Ulster Human Rights Watch, which champions the cause of innocent victims of terrorism, has labelled the latest legacy report produced by academics and the Committee on the Administration for Justice as ‘hollow and unbalanced.’

The Lurgan-based human rights charity says the report is a desperate, last-ditch attempt to alter the course of a debate that is already a lost cause.

Ulster Human Rights Watch Advocacy Manager, Axel Schmidt, said: “Much to the disappointment of certain politicians and academics, the Government has rightly accepted the case made for a different approach, than the one proposed in the stalled Stormont House Agreement, to dealing with the past.

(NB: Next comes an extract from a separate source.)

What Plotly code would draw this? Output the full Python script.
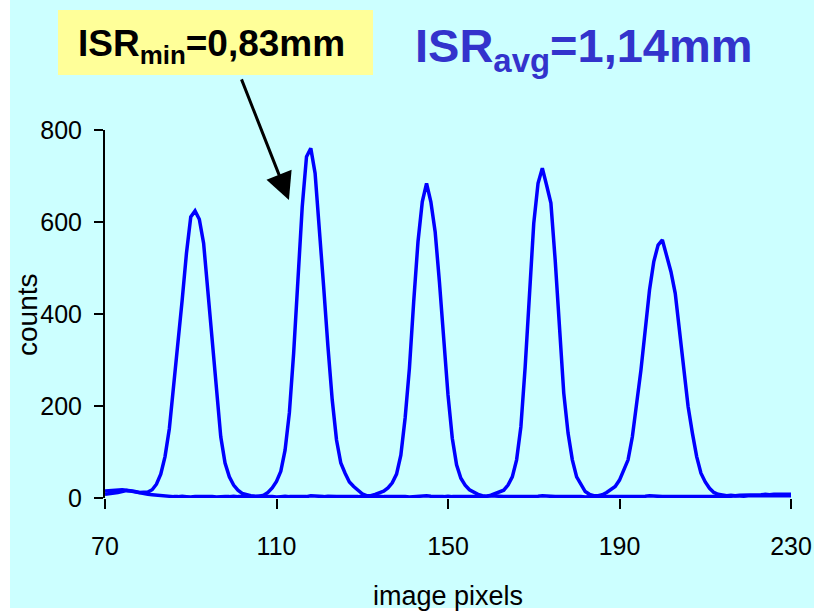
import plotly.graph_objects as go

# ---------------- data ----------------
pixels = list(range(70, 231))

counts_peaks = [
    15, 16, 17, 18, 18, 17, 16, 14, 12, 12,
    13, 18, 30, 52, 90, 150, 242, 329, 430, 532,
    611, 624, 606, 554, 445, 329, 220, 133, 76, 46,
    28, 17, 10, 7, 5, 4, 4, 6, 12, 22,
    36, 58, 104, 185, 315, 474, 633, 742, 760, 706,
    590, 459, 329, 213, 126, 76, 54, 35, 25, 17,
    9, 5, 5, 8, 11, 15, 22, 33, 52, 93,
    174, 282, 427, 557, 644, 684, 644, 579, 470, 340,
    224, 130, 72, 43, 28, 18, 12, 8, 5, 4,
    6, 9, 12, 17, 28, 46, 83, 155, 285, 452,
    597, 684, 717, 680, 641, 517, 358, 228, 141, 83,
    46, 28, 14, 8, 5, 5, 7, 12, 18, 25,
    39, 61, 83, 133, 199, 278, 365, 452, 514, 550,
    561, 525, 492, 445, 365, 278, 199, 141, 90, 54,
    35, 21, 12, 8, 6, 5, 6, 5, 6, 6,
    7, 6, 7, 7, 8, 7, 8, 8, 7, 8,
    8,
]

counts_background = [
    8, 9, 10, 12, 14, 16, 15, 13, 11, 9, 8, 7, 6, 5, 4,
    4, 3, 3, 4, 3, 2, 3, 3, 4, 3,
    3, 2, 3, 3, 3, 4, 3, 3, 2, 3,
    3, 4, 3, 3, 3, 2, 3, 4, 3, 3,
    4, 3, 3, 5, 4, 3, 3, 4, 3, 3,
    3, 3, 2, 3, 3, 4, 3, 3, 3, 4,
    3, 3, 4, 3, 3, 3, 2, 3, 3, 4,
    5, 4, 3, 3, 3, 4, 3, 3, 3, 3,
    4, 3, 3, 3, 4, 5, 4, 3, 3, 3,
    3, 3, 4, 3, 3, 3, 4, 5, 4, 3,
    3, 3, 3, 4, 3, 3, 3, 2, 3, 3,
    3, 4, 3, 3, 3, 3, 4, 3, 3, 3,
    3, 4, 5, 4, 3, 3, 3, 3, 4, 3,
    3, 3, 3, 4, 3, 3, 3, 4, 4, 4,
    4, 4, 5, 4, 4, 5, 5, 4, 5, 5,
    5, 5, 4, 5, 5, 5,
]

x_ticks = [70, 110, 150, 190, 230]
y_ticks = [0, 200, 400, 600, 800]

title_text = "ISR<sub>avg</sub>=1,14mm"
box_text = "ISR<sub>min</sub>=0,83mm"
x_title = "image pixels"
y_title = "counts"

# ---------------- layout helpers ----------------
W, H = 814, 611
ML, MR, MT, MB = 105, 23, 130, 113
PW, PH = W - ML - MR, H - MT - MB


def px(xp):
    return (xp - ML) / PW


def py(yp):
    return (H - MB - yp) / PH


FONT = "Arial, Liberation Sans, sans-serif"
BLUE = "#0000FF"
BG = "#CCFFFF"

fig = go.Figure()
fig.add_trace(go.Scatter(x=pixels, y=counts_background, mode="lines",
                         line=dict(color=BLUE, width=3.5), showlegend=False))
fig.add_trace(go.Scatter(x=pixels, y=counts_peaks, mode="lines",
                         line=dict(color=BLUE, width=3.5), showlegend=False))

shapes = [
    # white strips at left and bottom edge
    dict(type="rect", xref="paper", yref="paper", x0=px(0), x1=px(10),
         y0=py(H), y1=py(0), fillcolor="white", line_width=0, layer="above"),
    dict(type="rect", xref="paper", yref="paper", x0=px(0), x1=px(W),
         y0=py(H), y1=py(608), fillcolor="white", line_width=0, layer="above"),
    # yellow label box
    dict(type="rect", xref="paper", yref="paper", x0=px(58), x1=px(373),
         y0=py(75), y1=py(10), fillcolor="#FFFF99", line_width=0, layer="above"),
]

annotations = [
    dict(text=title_text, xref="paper", yref="paper", x=px(413), y=py(49),
         xanchor="left", yanchor="middle", showarrow=False,
         font=dict(family=FONT, size=47, color="#3333CC", weight="bold")),
    dict(text=box_text, xref="paper", yref="paper", x=px(211), y=py(46),
         xanchor="center", yanchor="middle", showarrow=False,
         font=dict(family=FONT, size=37, color="black", weight="bold")),
    dict(text="", x=112.9, y=648, xref="x", yref="y", ax=-48, ay=-122,
         showarrow=True, arrowhead=2, arrowsize=1.8, arrowwidth=3,
         arrowcolor="black"),
    dict(text=x_title, xref="paper", yref="paper", x=0.5, y=py(596),
         xanchor="center", yanchor="middle", showarrow=False,
         font=dict(family=FONT, size=27, color="black")),
    dict(text=y_title, xref="paper", yref="paper", x=px(27), y=py(315),
         xanchor="center", yanchor="middle", showarrow=False, textangle=-90,
         font=dict(family=FONT, size=28, color="black")),
]

fig.update_layout(
    width=W, height=H,
    margin=dict(l=ML, r=MR, t=MT, b=MB, pad=0),
    paper_bgcolor=BG, plot_bgcolor=BG,
    font=dict(family=FONT, color="black"),
    shapes=shapes, annotations=annotations,
    showlegend=False,
)
fig.update_xaxes(range=[70, 230], tickvals=x_ticks, ticks="outside", ticklen=10,
                 tickwidth=2, tickcolor="black", showline=False, showgrid=False,
                 zeroline=False, tickfont=dict(size=25, family=FONT),
                 ticklabelstandoff=16, automargin=False)
fig.update_yaxes(range=[0, 800], tickvals=y_ticks, ticks="outside", ticklen=9,
                 tickwidth=2, tickcolor="black", showline=True, linecolor="black",
                 linewidth=2, showgrid=False, zeroline=False,
                 tickfont=dict(size=25, family=FONT), ticklabelstandoff=7,
                 automargin=False)

fig.write_html("out.html")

“This latest paper is hollow and unbalanced. It overlooks the life sentence that is endured by hundreds of relatives of murdered loved ones and the physical and mental anguish experienced by survivors of terrorist actions.

“This is a last, desperate throw of the dice that doesn’t deserve to be treated seriously. The authors have gone back on their previous position. Having lost the argument, they are now attempting to remain relevant with this latest effort.

“Our position remains unchanged. A new Historical Investigations Unit would be a colossal burden for the taxpayer to bear and deliver negligible results. It would be used to demonise those men and women who served in the police and military, allowing some equivalence between them and the terrorists who claimed so many lives and caused untold destruction.

“In truth, it is a source of sadness and disappointment that this organisation, Ulster Human Rights Watch, and others, along with some politicians locally and nationally, had to conduct a focused campaign to convince the Government that it was on the wrong course. Without significant amendment, the Stormont House Agreement would deliver further anguish and pain for survivors and victims of terrorist actions.

“Hundreds of these long-suffering people would be re-traumatised for the sake of a grubby political agreement to placate and satisfy republican demands. Mixed messages from the Government left survivors and victims feeling bewildered and abandoned. Their anger was justified.

“At this, the eleventh hour, the Government has accepted this case and the advice I would now offer Ministers is to give this latest report short shrift and hold to its current course. That’s what relatives and survivors of terrorism want, and that is what should be delivered.”